Problem 5: Reorganize String

📝
Problem: Given a string s, rearrange the characters so that no two adjacent characters are the same. If not possible, return an empty string.

Example: s = "aab" → Output: "aba"
import heapq
from collections import Counter

def reorganizeString(s: str) -> str:
    """Reorganize string so no two adjacent chars are the same.

    Strategy:
    1. Count frequencies; if any char > (n+1)//2, impossible
    2. Use a max-heap to always place the most frequent char
    3. Alternate: place top char, hold it aside, place next top

    Time: O(n log k) where k = unique characters
    Space: O(n)

    ML Application: Task scheduling in ML pipelines where
    identical GPU-bound tasks should not run back-to-back
    to avoid memory thrashing.
    """
    freq = Counter(s)
    max_heap = [(-count, char) for char, count in freq.items()]
    heapq.heapify(max_heap)

    result = []
    prev_count, prev_char = 0, ''

    while max_heap:
        neg_count, char = heapq.heappop(max_heap)
        # Re-add previous character if it still has remaining count
        if prev_count < 0:
            heapq.heappush(max_heap, (prev_count, prev_char))
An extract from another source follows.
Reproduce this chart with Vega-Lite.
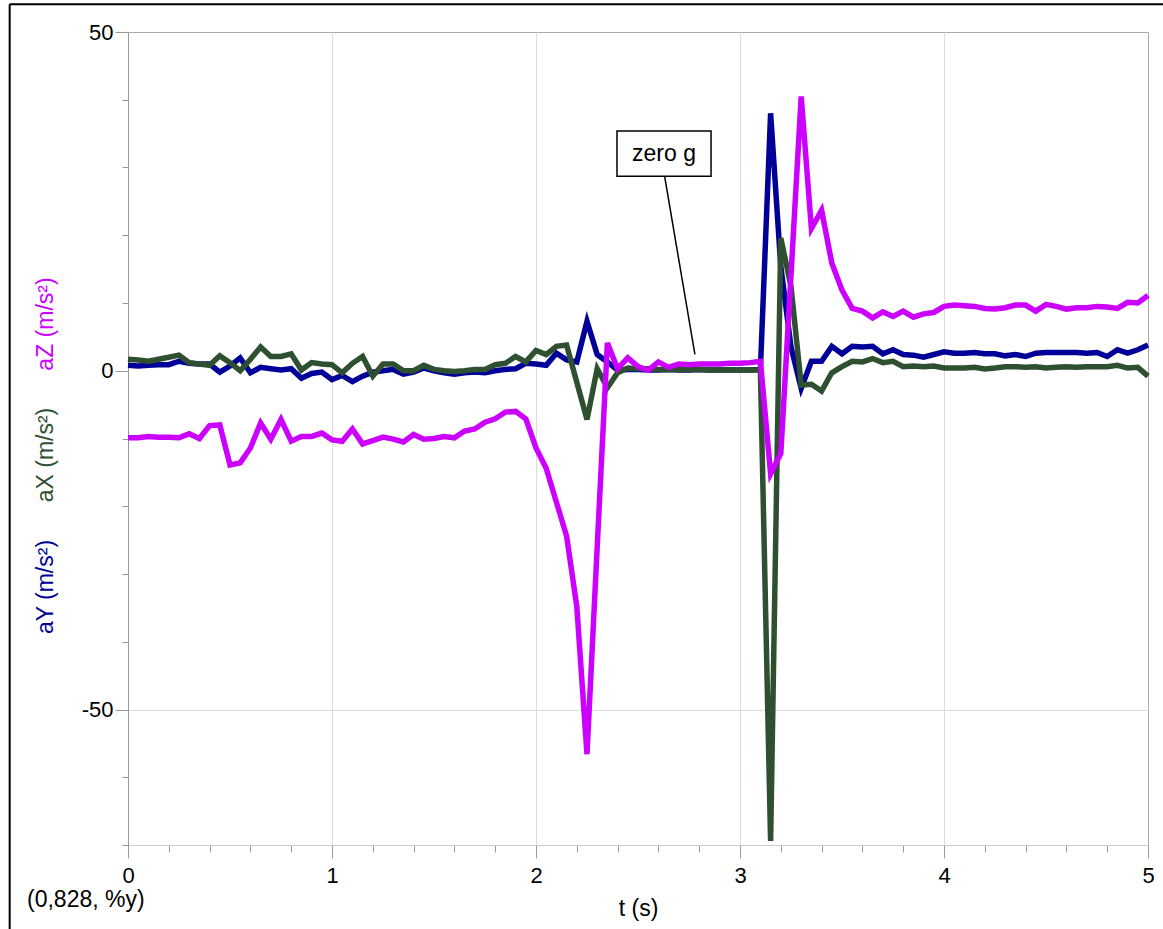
{
  "$schema": "https://vega.github.io/schema/vega-lite/v6.json",
  "width": 1020,
  "height": 813,
  "autosize": "none",
  "padding": {"left": 128, "top": 32, "right": 15, "bottom": 84},
  "background": "white",
  "config": {
    "font": "Liberation Sans",
    "view": {"stroke": "#aaaaaa", "strokeWidth": 1},
    "axis": {
      "labelFont": "Liberation Sans",
      "labelFontSize": 22,
      "labelColor": "black",
      "titleFont": "Liberation Sans",
      "titleFontSize": 23,
      "titleFontWeight": "normal",
      "tickColor": "#999999",
      "domainColor": "#999999",
      "gridColor": "#dddddd",
      "labelOverlap": false,
      "labelFlush": false
    }
  },
  "datasets": {
    "acc": [
      {"t": 0.00, "aY": 0.8, "aX": 1.7, "aZ": -9.9},
      {"t": 0.05, "aY": 0.7, "aX": 1.6, "aZ": -9.9},
      {"t": 0.10, "aY": 0.8, "aX": 1.4, "aZ": -9.7},
      {"t": 0.15, "aY": 0.9, "aX": 1.7, "aZ": -9.8},
      {"t": 0.20, "aY": 0.9, "aX": 2.0, "aZ": -9.8},
      {"t": 0.25, "aY": 1.4, "aX": 2.3, "aZ": -9.9},
      {"t": 0.30, "aY": 1.1, "aX": 1.2, "aZ": -9.3},
      {"t": 0.35, "aY": 1.0, "aX": 1.0, "aZ": -10.0},
      {"t": 0.40, "aY": 1.0, "aX": 0.8, "aZ": -8.1},
      {"t": 0.45, "aY": -0.2, "aX": 2.2, "aZ": -8.0},
      {"t": 0.50, "aY": 0.7, "aX": 1.2, "aZ": -13.9},
      {"t": 0.55, "aY": 1.9, "aX": 0.0, "aZ": -13.6},
      {"t": 0.60, "aY": -0.3, "aX": 1.7, "aZ": -11.4},
      {"t": 0.65, "aY": 0.5, "aX": 3.5, "aZ": -7.7},
      {"t": 0.70, "aY": 0.3, "aX": 2.1, "aZ": -10.1},
      {"t": 0.75, "aY": 0.1, "aX": 2.1, "aZ": -7.2},
      {"t": 0.80, "aY": 0.3, "aX": 2.5, "aZ": -10.4},
      {"t": 0.85, "aY": -1.1, "aX": 0.1, "aZ": -9.7},
      {"t": 0.90, "aY": -0.4, "aX": 1.2, "aZ": -9.7},
      {"t": 0.95, "aY": -0.2, "aX": 1.0, "aZ": -9.2},
      {"t": 1.00, "aY": -1.3, "aX": 0.9, "aZ": -10.2},
      {"t": 1.05, "aY": -0.7, "aX": -0.3, "aZ": -10.4},
      {"t": 1.10, "aY": -1.6, "aX": 1.1, "aZ": -8.6},
      {"t": 1.15, "aY": -0.8, "aX": 2.1, "aZ": -10.8},
      {"t": 1.20, "aY": -0.2, "aX": -0.8, "aZ": -10.3},
      {"t": 1.25, "aY": 0.0, "aX": 1.0, "aZ": -9.8},
      {"t": 1.30, "aY": 0.2, "aX": 1.0, "aZ": -10.1},
      {"t": 1.35, "aY": -0.5, "aX": 0.0, "aZ": -10.5},
      {"t": 1.40, "aY": -0.2, "aX": 0.0, "aZ": -9.4},
      {"t": 1.45, "aY": 0.4, "aX": 0.8, "aZ": -10.1},
      {"t": 1.50, "aY": 0.0, "aX": 0.2, "aZ": -10.0},
      {"t": 1.55, "aY": -0.3, "aX": 0.0, "aZ": -9.7},
      {"t": 1.60, "aY": -0.5, "aX": -0.1, "aZ": -9.9},
      {"t": 1.65, "aY": -0.3, "aX": 0.0, "aZ": -8.9},
      {"t": 1.70, "aY": -0.2, "aX": 0.2, "aZ": -8.6},
      {"t": 1.75, "aY": -0.3, "aX": 0.2, "aZ": -7.6},
      {"t": 1.80, "aY": 0.0, "aX": 0.9, "aZ": -7.1},
      {"t": 1.85, "aY": 0.2, "aX": 1.1, "aZ": -6.1},
      {"t": 1.90, "aY": 0.3, "aX": 2.1, "aZ": -6.0},
      {"t": 1.95, "aY": 1.1, "aX": 1.3, "aZ": -7.1},
      {"t": 2.00, "aY": 1.0, "aX": 3.0, "aZ": -11.4},
      {"t": 2.05, "aY": 0.8, "aX": 2.4, "aZ": -14.4},
      {"t": 2.10, "aY": 2.6, "aX": 3.6, "aZ": -19.4},
      {"t": 2.15, "aY": 1.6, "aX": 3.8, "aZ": -24.4},
      {"t": 2.20, "aY": 1.3, "aX": -1.7, "aZ": -34.8},
      {"t": 2.25, "aY": 7.3, "aX": -7.2, "aZ": -56.6},
      {"t": 2.30, "aY": 2.4, "aX": 0.3, "aZ": -26.0},
      {"t": 2.35, "aY": 1.3, "aX": -2.5, "aZ": 4.1},
      {"t": 2.40, "aY": 0.1, "aX": -0.3, "aZ": 0.3},
      {"t": 2.45, "aY": 0.2, "aX": 0.4, "aZ": 1.9},
      {"t": 2.50, "aY": 0.2, "aX": 0.3, "aZ": 0.6},
      {"t": 2.55, "aY": 0.1, "aX": 0.3, "aZ": 0.1},
      {"t": 2.60, "aY": 0.1, "aX": 0.2, "aZ": 1.3},
      {"t": 2.65, "aY": 0.2, "aX": 0.2, "aZ": 0.5},
      {"t": 2.70, "aY": 0.1, "aX": 0.2, "aZ": 1.0},
      {"t": 2.75, "aY": 0.1, "aX": 0.2, "aZ": 0.9},
      {"t": 2.80, "aY": 0.2, "aX": 0.2, "aZ": 1.0},
      {"t": 2.85, "aY": 0.1, "aX": 0.1, "aZ": 1.0},
      {"t": 2.90, "aY": 0.1, "aX": 0.1, "aZ": 1.0},
      {"t": 2.95, "aY": 0.1, "aX": 0.1, "aZ": 1.1},
      {"t": 3.00, "aY": 0.1, "aX": 0.1, "aZ": 1.1},
      {"t": 3.05, "aY": 0.1, "aX": 0.1, "aZ": 1.2},
      {"t": 3.10, "aY": 0.2, "aX": 0.1, "aZ": 1.4},
      {"t": 3.15, "aY": 38.0, "aX": -69.4, "aZ": -15.2},
      {"t": 3.20, "aY": 15.4, "aX": 19.6, "aZ": -12.2},
      {"t": 3.25, "aY": 3.5, "aX": 12.4, "aZ": 14.1},
      {"t": 3.30, "aY": -2.6, "aX": -2.1, "aZ": 40.5},
      {"t": 3.35, "aY": 1.4, "aX": -2.0, "aZ": 21.0},
      {"t": 3.40, "aY": 1.4, "aX": -3.0, "aZ": 23.7},
      {"t": 3.45, "aY": 3.6, "aX": -0.3, "aZ": 15.9},
      {"t": 3.50, "aY": 2.5, "aX": 0.6, "aZ": 11.9},
      {"t": 3.55, "aY": 3.6, "aX": 1.4, "aZ": 9.2},
      {"t": 3.60, "aY": 3.5, "aX": 1.3, "aZ": 8.8},
      {"t": 3.65, "aY": 3.6, "aX": 1.8, "aZ": 7.8},
      {"t": 3.70, "aY": 2.5, "aX": 1.2, "aZ": 8.7},
      {"t": 3.75, "aY": 3.1, "aX": 1.4, "aZ": 8.0},
      {"t": 3.80, "aY": 2.4, "aX": 0.6, "aZ": 8.8},
      {"t": 3.85, "aY": 2.3, "aX": 0.7, "aZ": 7.9},
      {"t": 3.90, "aY": 2.0, "aX": 0.6, "aZ": 8.4},
      {"t": 3.95, "aY": 2.4, "aX": 0.7, "aZ": 8.6},
      {"t": 4.00, "aY": 2.8, "aX": 0.4, "aZ": 9.5},
      {"t": 4.05, "aY": 2.6, "aX": 0.4, "aZ": 9.7},
      {"t": 4.10, "aY": 2.6, "aX": 0.4, "aZ": 9.6},
      {"t": 4.15, "aY": 2.7, "aX": 0.5, "aZ": 9.5},
      {"t": 4.20, "aY": 2.5, "aX": 0.25, "aZ": 9.2},
      {"t": 4.25, "aY": 2.5, "aX": 0.4, "aZ": 9.1},
      {"t": 4.30, "aY": 2.2, "aX": 0.6, "aZ": 9.3},
      {"t": 4.35, "aY": 2.4, "aX": 0.6, "aZ": 9.7},
      {"t": 4.40, "aY": 2.1, "aX": 0.5, "aZ": 9.7},
      {"t": 4.45, "aY": 2.6, "aX": 0.6, "aZ": 8.8},
      {"t": 4.50, "aY": 2.7, "aX": 0.4, "aZ": 9.8},
      {"t": 4.55, "aY": 2.7, "aX": 0.5, "aZ": 9.5},
      {"t": 4.60, "aY": 2.7, "aX": 0.6, "aZ": 9.1},
      {"t": 4.65, "aY": 2.7, "aX": 0.5, "aZ": 9.3},
      {"t": 4.70, "aY": 2.6, "aX": 0.6, "aZ": 9.3},
      {"t": 4.75, "aY": 2.7, "aX": 0.6, "aZ": 9.5},
      {"t": 4.80, "aY": 2.1, "aX": 0.6, "aZ": 9.4},
      {"t": 4.85, "aY": 3.1, "aX": 0.8, "aZ": 9.2},
      {"t": 4.90, "aY": 2.6, "aX": 0.4, "aZ": 10.1},
      {"t": 4.95, "aY": 3.1, "aX": 0.5, "aZ": 10.0},
      {"t": 5.00, "aY": 3.8, "aX": -0.8, "aZ": 11.1}
    ],
    "note": [
      {"label": "zero g", "t1": 2.397, "t2": 2.858, "v1": 28.7, "v2": 35.4, "tc": 2.6275, "vc": 32.05, "lt1": 2.631, "lv1": 28.6, "lt2": 2.779, "lv2": 2.4}
    ],
    "corner": [
      {"label": "(0,828, %y)", "t": -0.495, "v": -78.1}
    ],
    "frame": [
      {"fx1": -0.58, "fx2": 5.3, "fy1": 54.09, "fy2": -95}
    ]
  },
  "encoding": {
    "x": {
      "field": "t",
      "type": "quantitative",
      "scale": {"domain": [0, 5], "nice": false, "zero": false},
      "axis": {
        "values": [0, 0.2, 0.4, 0.6, 0.8, 1, 1.2, 1.4, 1.6, 1.8, 2, 2.2, 2.4, 2.6, 2.8, 3, 3.2, 3.4, 3.6, 3.8, 4, 4.2, 4.4, 4.6, 4.8, 5],
        "labelExpr": "datum.value % 1 === 0 ? '' + datum.value : ''",
        "tickSize": {"condition": {"test": "datum.value % 1 === 0", "value": 13}, "value": 7},
        "labelPadding": 7,
        "grid": true,
        "gridOpacity": {"condition": {"test": "datum.value % 1 === 0 && datum.value > 0 && datum.value < 5", "value": 1}, "value": 0},
        "domainColor": "#cccccc",
        "title": "t (s)",
        "titleY": 63,
        "titleBaseline": "middle",
        "titleColor": "black"
      }
    }
  },
  "layer": [
    {
      "encoding": {
        "y": {
          "field": "aY",
          "type": "quantitative",
          "scale": {"domain": [-70, 50], "nice": false, "zero": false},
          "axis": {
            "orient": "left",
            "values": [50, 40, 30, 20, 10, 0, -10, -20, -30, -40, -50, -60, -70],
            "labelExpr": "datum.value % 50 === 0 ? '' + datum.value : ''",
            "tickSize": {"condition": {"test": "datum.value % 50 === 0", "value": 13}, "value": 6},
            "labelPadding": 2,
            "grid": true,
            "gridOpacity": {"condition": {"test": "datum.value === -50", "value": 1}, "value": 0},
            "title": "aY (m/s²)",
            "titleColor": "#000099",
            "titleAngle": -90,
            "titleAlign": "center",
            "titleBaseline": "middle",
            "titleX": -83,
            "titleY": 554.5
          }
        }
      },
      "layer": [
        {
          "data": {"name": "frame"},
          "mark": {"type": "rule", "color": "black", "strokeWidth": 2, "clip": false},
          "encoding": {
            "x": {"field": "fx1", "type": "quantitative"},
            "y": {"field": "fy1", "type": "quantitative"},
            "y2": {"field": "fy2"}
          }
        },
        {
          "data": {"name": "frame"},
          "mark": {"type": "rule", "color": "black", "strokeWidth": 2, "clip": false},
          "encoding": {
            "x": {"field": "fx1", "type": "quantitative"},
            "x2": {"field": "fx2"},
            "y": {"field": "fy1", "type": "quantitative"}
          }
        },
        {
          "data": {"name": "corner"},
          "mark": {"type": "rule", "color": "#bbbbbb", "strokeWidth": 2},
          "encoding": {"y": {"datum": 0}}
        },
        {
          "data": {"name": "acc"},
          "mark": {"type": "line", "color": "#000099", "strokeWidth": 5.5}
        },
        {
          "data": {"name": "note"},
          "mark": {"type": "rule", "color": "black", "strokeWidth": 1.5},
          "encoding": {
            "x": {"field": "lt1", "type": "quantitative"},
            "x2": {"field": "lt2"},
            "y": {"field": "lv1", "type": "quantitative"},
            "y2": {"field": "lv2"}
          }
        },
        {
          "data": {"name": "note"},
          "mark": {"type": "rect", "fill": "white", "stroke": "black", "strokeWidth": 1.5},
          "encoding": {
            "x": {"field": "t1", "type": "quantitative"},
            "x2": {"field": "t2"},
            "y": {"field": "v1", "type": "quantitative"},
            "y2": {"field": "v2"}
          }
        },
        {
          "data": {"name": "note"},
          "mark": {"type": "text", "fontSize": 23, "font": "Liberation Sans", "color": "black", "align": "center", "baseline": "middle"},
          "encoding": {
            "x": {"field": "tc", "type": "quantitative"},
            "y": {"field": "vc", "type": "quantitative"},
            "text": {"field": "label"}
          }
        },
        {
          "data": {"name": "corner"},
          "mark": {"type": "text", "fontSize": 23, "font": "Liberation Sans", "color": "black", "align": "left", "baseline": "middle"},
          "encoding": {
            "x": {"field": "t", "type": "quantitative"},
            "y": {"field": "v", "type": "quantitative"},
            "text": {"field": "label"}
          }
        }
      ]
    },
    {
      "data": {"name": "acc"},
      "mark": {"type": "line", "color": "#2E5030", "strokeWidth": 5.5},
      "encoding": {
        "y": {
          "field": "aX",
          "type": "quantitative",
          "scale": {"domain": [-70, 50], "nice": false, "zero": false},
          "axis": {
            "orient": "left",
            "labels": false,
            "ticks": false,
            "domain": false,
            "grid": false,
            "title": "aX (m/s²)",
            "titleColor": "#2E5030",
            "titleAngle": -90,
            "titleAlign": "center",
            "titleBaseline": "middle",
            "titleX": -83,
            "titleY": 422.5
          }
        }
      }
    },
    {
      "data": {"name": "acc"},
      "mark": {"type": "line", "color": "#CC00FF", "strokeWidth": 5.5},
      "encoding": {
        "y": {
          "field": "aZ",
          "type": "quantitative",
          "scale": {"domain": [-70, 50], "nice": false, "zero": false},
          "axis": {
            "orient": "left",
            "labels": false,
            "ticks": false,
            "domain": false,
            "grid": false,
            "title": "aZ (m/s²)",
            "titleColor": "#CC00FF",
            "titleAngle": -90,
            "titleAlign": "center",
            "titleBaseline": "middle",
            "titleX": -83,
            "titleY": 291.5
          }
        }
      }
    }
  ],
  "resolve": {"scale": {"y": "independent"}}
}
        result.append(char)
        prev_count = neg_count + 1  # used one occurrence
        prev_char = char

    result_str = ''.join(result)
    return result_str if len(result_str) == len(s) else ""

# Test
print(reorganizeString("aab"))    # "aba"
print(reorganizeString("aaab"))   # "" (impossible)
print(reorganizeString("aabb"))   # "abab" or "baba"
Top-K Pattern Summary: For "K largest", use a min-heap of size K. For "K smallest", use a max-heap of size K. This gives O(n log K) time and O(K) space — optimal when K << n. In beam search, K is the beam width (typically 3-10), making this extremely efficient even over large vocabularies.